Por estos días el país volvió a polarizarse, en esta ocasión por cuenta del derribamiento de la estatua de Belalcázar en el morro de Tulcán por parte de comuneros de los pueblos misak, nasa y pijaos; estos como el último reducto de las federaciones tribales que compartían características culturales y lingüísticas, y mantenían relaciones sociales y económicas, principalmente con los pueblos coyaimas y natagaimas (a quienes los españoles denominaron simplemente pijaos).
Pero en nuestra historia poco o nada quedó de esta cultura, solo algunas palabras como tui (bueno) o caique (saludo), y las crónicas donde se habla de los ataques de Calarcá, Cocurga y Coyara a Ibagué (nieve), inicialmente fundada en la actual Calarcá; y de los caciques Belara, Matara y Metaqui, entre otros, famosos todos ellos por su valentía y oposición a la invasión española de Andrés López de Galarza y muchos más.

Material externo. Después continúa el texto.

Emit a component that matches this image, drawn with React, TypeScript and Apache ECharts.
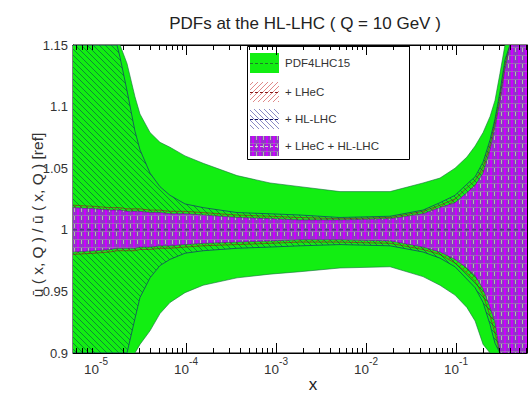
import React, { useEffect, useRef } from 'react';
import * as echarts from 'echarts';

// x grid (momentum fraction)
const X = [5.55e-6, 9.7e-6, 1.43e-5, 1.71e-5, 1.85e-5, 2.21e-5, 2.71e-5, 3.08e-5, 3.98e-5, 5.14e-5, 6.64e-5, 9.75e-5, 1.55e-4, 3.69e-4, 8.58e-4, 1.85e-3, 5.14e-3, 1.85e-2, 4.3e-2, 6.64e-2, 9.75e-2, 0.132, 0.163, 0.2, 0.239, 0.271, 0.308, 0.35, 0.398, 0.453, 0.615];

const pdf4lhcHi = [1.30, 1.24, 1.19, 1.165, 1.15, 1.135, 1.108, 1.094, 1.079, 1.071, 1.067, 1.06, 1.054, 1.044, 1.038, 1.035, 1.031, 1.031, 1.038, 1.042, 1.050, 1.059, 1.068, 1.079, 1.092, 1.105, 1.127, 1.16, 1.2, 1.25, 1.35];
const pdf4lhcLo = [0.72, 0.78, 0.83, 0.85, 0.86, 0.88, 0.90, 0.907, 0.918, 0.932, 0.941, 0.949, 0.955, 0.961, 0.964, 0.966, 0.969, 0.970, 0.962, 0.955, 0.947, 0.937, 0.926, 0.907, 0.89, 0.87, 0.84, 0.8, 0.76, 0.72, 0.65];

const lhecHi = [1.020, 1.019, 1.018, 1.018, 1.018, 1.017, 1.017, 1.017, 1.016, 1.016, 1.015, 1.015, 1.014, 1.012, 1.011, 1.010, 1.009, 1.010, 1.015, 1.020, 1.025, 1.034, 1.040, 1.051, 1.069, 1.087, 1.108, 1.134, 1.155, 1.19, 1.28];
const lhecLo = [0.980, 0.981, 0.982, 0.983, 0.983, 0.983, 0.983, 0.984, 0.984, 0.985, 0.985, 0.986, 0.987, 0.988, 0.989, 0.990, 0.990, 0.989, 0.984, 0.980, 0.973, 0.965, 0.958, 0.947, 0.930, 0.916, 0.895, 0.87, 0.84, 0.81, 0.74];

const hllhcHi = [1.29, 1.23, 1.175, 1.15, 1.14, 1.113, 1.08, 1.065, 1.046, 1.035, 1.028, 1.021, 1.018, 1.014, 1.013, 1.012, 1.010, 1.011, 1.016, 1.022, 1.028, 1.037, 1.043, 1.055, 1.073, 1.09, 1.112, 1.138, 1.16, 1.2, 1.3];
const hllhcLo = [0.73, 0.79, 0.835, 0.855, 0.87, 0.90, 0.928, 0.945, 0.961, 0.971, 0.976, 0.981, 0.983, 0.985, 0.986, 0.987, 0.988, 0.987, 0.982, 0.977, 0.970, 0.960, 0.953, 0.941, 0.923, 0.908, 0.89, 0.86, 0.83, 0.8, 0.72];

const bothHi = [1.018, 1.017, 1.016, 1.016, 1.016, 1.015, 1.015, 1.015, 1.014, 1.014, 1.013, 1.013, 1.012, 1.010, 1.009, 1.008, 1.008, 1.009, 1.013, 1.018, 1.022, 1.030, 1.036, 1.046, 1.065, 1.083, 1.104, 1.13, 1.15, 1.18, 1.25];
const bothLo = [0.982, 0.983, 0.984, 0.985, 0.985, 0.985, 0.985, 0.986, 0.986, 0.987, 0.987, 0.988, 0.989, 0.990, 0.991, 0.992, 0.992, 0.991, 0.986, 0.982, 0.976, 0.969, 0.963, 0.952, 0.937, 0.925, 0.90, 0.88, 0.85, 0.82, 0.75];

const central = [1, 1];

const X_MIN = 5.55e-6;
const X_MAX = 0.615;
const Y_MIN = 0.9;
const Y_MAX = 1.15;
const Y_TICK = 0.05;

const MINOR_MANTISSA = [2, 3, 4, 5, 6, 7, 8, 9];
const DECADES = [1e-6, 1e-5, 1e-4, 1e-3, 1e-2, 1e-1];

const legendLabels = ['PDF4LHC15', '+ LHeC', '+ HL-LHC', '+ LHeC + HL-LHC'];
const TITLE = 'PDFs at the HL-LHC ( Q = 10 GeV )';
const Y_NAME = 'ū ( x, Q ) / ū ( x, Q ) [ref]';
const X_NAME = 'x';

const FONT = '"Liberation Sans", Arial, Helvetica, sans-serif';
const GREEN = '#12ee12';

function hatch(color: string, dir: 'back' | 'fwd', size = 6, lw = 1, bg?: string) {
  const c = document.createElement('canvas');
  c.width = size;
  c.height = size;
  const g = c.getContext('2d')!;
  if (bg) {
    g.fillStyle = bg;
    g.fillRect(0, 0, size, size);
  }
  g.strokeStyle = color;
  g.lineWidth = lw;
  g.beginPath();
  if (dir === 'back') {
    g.moveTo(-1, -1); g.lineTo(size + 1, size + 1);
    g.moveTo(-1, size - 1); g.lineTo(1, size + 1);
    g.moveTo(size - 1, -1); g.lineTo(size + 1, 1);
  } else {
    g.moveTo(-1, size + 1); g.lineTo(size + 1, -1);
    g.moveTo(-1, 1); g.lineTo(1, -1);
    g.moveTo(size - 1, size + 1); g.lineTo(size + 1, size - 1);
  }
  g.stroke();
  return { image: c, repeat: 'repeat' } as any;
}

function purplePattern() {
  const w = 7, h = 8;
  const c = document.createElement('canvas');
  c.width = w;
  c.height = h;
  const g = c.getContext('2d')!;
  g.fillStyle = '#9630cc';
  g.fillRect(0, 0, w, h);
  g.fillStyle = '#cc00ff';
  g.fillRect(0, 0, 2, h);
  g.fillStyle = 'rgba(170,205,160,0.95)';
  g.fillRect(4, 0, 1, 4);
  g.fillStyle = 'rgba(150,180,150,0.45)';
  g.fillRect(0, 7, w, 1);
  return { image: c, repeat: 'repeat' } as any;
}

function bandSeries(name: string, lo: number[], hi: number[], fill: any, stroke: string, z: number, lw = 0.9) {
  return {
    type: 'custom',
    name,
    coordinateSystem: 'cartesian2d',
    clip: true,
    z,
    silent: true,
    data: X.map((x, i) => [x, lo[i], hi[i]]),
    encode: { x: 0, y: [1, 2] },
    renderItem: (params: any, api: any) => {
      if (params.dataIndex !== 0) return null;
      const cs = params.coordSys;
      const rect = { x: cs.x, y: cs.y, width: cs.width, height: cs.height };
      const n = params.dataInsideLength;
      const up: number[][] = [];
      const dn: number[][] = [];
      for (let i = 0; i < n; i++) {
        const xv = api.value(0, i);
        up.push(api.coord([xv, api.value(2, i)]));
        dn.push(api.coord([xv, api.value(1, i)]));
      }
      const poly = echarts.graphic.clipPointsByRect(up.concat(dn.slice().reverse()), rect);
      return {
        type: 'group',
        children: [
          { type: 'polygon', shape: { points: poly }, style: { fill, stroke: 'none' } },
          { type: 'polyline', shape: { points: echarts.graphic.clipPointsByRect(up, rect) }, style: { fill: 'none', stroke, lineWidth: lw } },
          { type: 'polyline', shape: { points: echarts.graphic.clipPointsByRect(dn, rect) }, style: { fill: 'none', stroke, lineWidth: lw } },
        ],
      };
    },
  };
}

export default function App() {
  const ref = useRef<HTMLDivElement>(null);
  useEffect(() => {
    document.body.style.margin = '0';
    const chart = echarts.init(ref.current!, null, { renderer: 'svg' });

    const greenFill = GREEN;
    const redHatch = hatch('rgba(190,20,20,0.55)', 'fwd', 6, 1);
    const blueHatch = hatch('rgba(10,60,80,0.55)', 'back', 6, 1);
    const purple = purplePattern();

    const minorTicks: number[][] = [];
    DECADES.forEach((d) => MINOR_MANTISSA.forEach((m) => {
      const v = m * d;
      if (v > X_MIN && v < X_MAX) minorTicks.push([v, 1]);
    }));

    const xLabel = (v: number) => {
      const e = Math.log10(v);
      const r = Math.round(e);
      if (Math.abs(e - r) > 0.01) return '';
      return '{b|10}{s|' + r + '}';
    };

    const legendX = 247, legendY = 46, legendW = 162, legendH = 113;
    const rowsY = [63, 92, 119, 146];
    const swFills = [greenFill, hatch('rgba(200,40,40,0.55)', 'fwd', 5, 1), hatch('rgba(40,40,150,0.55)', 'back', 5, 1), purple];
    const dashColors = ['#1d7a2a', '#8a1a1a', '#101060', 'rgba(220,220,220,0.9)'];

    const legendChildren: any[] = [
      { type: 'rect', shape: { x: legendX + 0.5, y: legendY + 0.5, width: legendW, height: legendH }, style: { fill: '#fff', stroke: '#000', lineWidth: 1 } },
    ];
    legendLabels.forEach((lab, i) => {
      const cy = rowsY[i];
      legendChildren.push({ type: 'rect', shape: { x: 250, y: cy - 10, width: 29, height: 20 }, style: { fill: swFills[i] } });
      legendChildren.push({ type: 'line', shape: { x1: 250, y1: cy + 0.5, x2: 279, y2: cy + 0.5 }, style: { stroke: dashColors[i], lineWidth: 1, lineDash: [3, 2] } });
      legendChildren.push({ type: 'text', style: { x: 285, y: cy, text: lab, fill: '#333', font: '11.5px ' + FONT, verticalAlign: 'middle' } });
    });

    const option: any = {
      animation: false,
      backgroundColor: '#fff',
      title: {
        text: TITLE,
        left: 300,
        textAlign: 'center',
        top: 10,
        textStyle: { fontFamily: FONT, fontSize: 17, fontWeight: 'normal', color: '#222' },
      },
      grid: { left: 73, right: 2, top: 45, bottom: 40, show: true, borderColor: '#000', borderWidth: 1, backgroundColor: 'transparent', outerBoundsMode: 'none', containLabel: false },
      xAxis: [
        {
          type: 'log', min: X_MIN, max: X_MAX, logBase: 10,
          name: X_NAME, nameLocation: 'middle', nameGap: 23, nameMoveOverlap: false,
          nameTextStyle: { fontFamily: FONT, fontSize: 17, color: '#222', padding: [0, 0, 0, 26] },
          axisLine: { show: true, lineStyle: { color: '#000', width: 1 } },
          axisTick: { show: true, inside: true, length: 10, lineStyle: { color: '#000' } },
          minorTick: { show: false },
          splitLine: { show: false },
          axisLabel: {
            show: true, margin: 3, showMinLabel: false, showMaxLabel: false,
            formatter: xLabel,
            rich: {
              b: { fontFamily: FONT, fontSize: 13.5, color: '#333', lineHeight: 20, verticalAlign: 'bottom' },
              s: { fontFamily: FONT, fontSize: 10, color: '#333', lineHeight: 8, verticalAlign: 'top' },
            },
          },
        },
        {
          type: 'log', min: X_MIN, max: X_MAX, logBase: 10, position: 'top',
          axisLine: { show: true, lineStyle: { color: '#000', width: 1 } },
          axisTick: { show: true, inside: true, length: 10, lineStyle: { color: '#000' } },
          axisLabel: { show: false },
          splitLine: { show: false },
        },
      ],
      yAxis: [
        {
          type: 'value', min: Y_MIN, max: Y_MAX, interval: Y_TICK,
          axisLine: { show: true, lineStyle: { color: '#000', width: 1 } },
          axisTick: { show: true, inside: true, length: 6, lineStyle: { color: '#000' } },
          minorTick: { show: true, splitNumber: 3, length: 3, lineStyle: { color: '#000' } },
          splitLine: { show: false },
          axisLabel: {
            margin: 5, fontFamily: FONT, fontSize: 13, color: '#333',
            formatter: (v: number) => String(+v.toFixed(2)),
          },
        },
        {
          type: 'value', min: Y_MIN, max: Y_MAX, interval: Y_TICK, position: 'right',
          axisLine: { show: true, lineStyle: { color: '#000', width: 1 } },
          axisTick: { show: true, inside: true, length: 6, lineStyle: { color: '#000' } },
          minorTick: { show: true, splitNumber: 3, length: 3, lineStyle: { color: '#000' } },
          splitLine: { show: false },
          axisLabel: { show: false },
        },
      ],
      series: [
        bandSeries('PDF4LHC15', pdf4lhcLo, pdf4lhcHi, greenFill, 'rgba(20,110,60,0.75)', 1, 0.8),
        bandSeries('+ LHeC', lhecLo, lhecHi, redHatch, 'rgba(150,30,30,0.8)', 2, 0.8),
        bandSeries('+ HL-LHC', hllhcLo, hllhcHi, blueHatch, 'rgba(20,70,100,0.9)', 3, 0.9),
        bandSeries('+ LHeC + HL-LHC', bothLo, bothHi, purple, 'rgba(90,30,130,0.7)', 4, 0.8),
        {
          type: 'line', name: 'central', z: 5, silent: true, symbol: 'none',
          data: [[X_MIN, central[0]], [X_MAX, central[1]]],
          lineStyle: { color: '#2a4a5a', width: 1, type: [4, 3] },
        },
        {
          type: 'custom', name: 'minor', z: 6, silent: true, clip: false,
          data: minorTicks,
          renderItem: (params: any, api: any) => {
            const cs = params.coordSys;
            const p = api.coord([api.value(0), api.value(1)]);
            const xx = Math.round(p[0]) + 0.5;
            const top = cs.y, bot = cs.y + cs.height;
            return {
              type: 'group',
              children: [
                { type: 'line', shape: { x1: xx, y1: bot, x2: xx, y2: bot - 5 }, style: { stroke: '#000', lineWidth: 1 } },
                { type: 'line', shape: { x1: xx, y1: top, x2: xx, y2: top + 5 }, style: { stroke: '#000', lineWidth: 1 } },
              ],
            };
          },
        },
      ],
      graphic: [
        { type: 'group', z: 100, children: legendChildren },
        {
          type: 'text', z: 100, x: 37, y: 215, rotation: Math.PI / 2,
          style: { text: Y_NAME, fill: '#333', font: '15.5px ' + FONT, align: 'center', verticalAlign: 'middle' },
        },
      ],
    };
    chart.setOption(option);
    return () => chart.dispose();
  }, []);
  return <div ref={ref} style={{ width: 529, height: 393 }} />;
}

Calarcá repudió de manera radical el asocio de Combeima, cacique Coyaima, quien se convirtió al cristianismo y se cambió el nombre por el de Baltasar, entonces secuestró y se comió a su hijo; por lo que enfrentados en singular combate, Combeima logró atravesar a Calarcá con su lanza; Calarcá, al sentirse herido, en vez de tratar de retirar la lanza de Baltasar, optó por hundirla más en su cuerpo hasta que lo tuvo a su alcance y lo estranguló, muriendo según la leyenda los dos guerreros al mismo tiempo. Como los resguardos pijaos fueron disueltos durante el siglo XIX, estos iniciaron la recuperación de su territorio, bajo el liderazgo del Quintín Lame en 1914.
Un capítulo aparte merece la Cacica Dulima, injustamente olvidada, quien fue defensora y guardiana de las tradiciones de su raza. Como los españoles pensaban que era guardiana de un tesoro, entonces la acusaron de brujería para ejecutarla y así robarle. Galarza accedió a tal condena y atacó el templo de Dulima decapitando a los guardianes, y luego de un falso juicio la condenaron a las llamas como a una bruja.
Por ello al revisar el catálogo de estatuas y monumentos de Ibagué, encontramos que existen para todos los gustos, pero muy pocos para nuestros ancestros. Veamos: monumento a Andrés López de Galarza, a Simón Bolívar, a Francisco de Paula Santander, a Manuel Murillo toro, a Jorge Eliécer Gaitán, a Luis V. González y a Adriana Tribin. También está el de la música, el de los tolimenses, el de la bambuquera, el monolito musical, el homenaje a músicos tolimenses, el de los periodistas desaparecidos, el de las telecomunicaciones, el del deporte, el de la locomotora, el de la virgen, el de Prometeo artesano, los hijos de Neptuno y la diosa Hygeia. Tampoco podía faltar el Mohán y una serie de murales que adornan la ciudad; pero a los pijaos solo se les conmemora con la escultura del cacique Calarcá, el monumento a la raza, el boja, a Tulio Varón (guerrillero liberal de la Guerra de los Mil Días) y por supuesto a la Cacica Dulima.
Esto refleja que las estatuas se han convertido en insignias narradas desde el poder, en el lenguaje del despojador o el triunfador, y en una imposición artística; en consecuencia, ello debe llamarnos no a la división sino a una reflexión en torno a cómo queremos representarnos.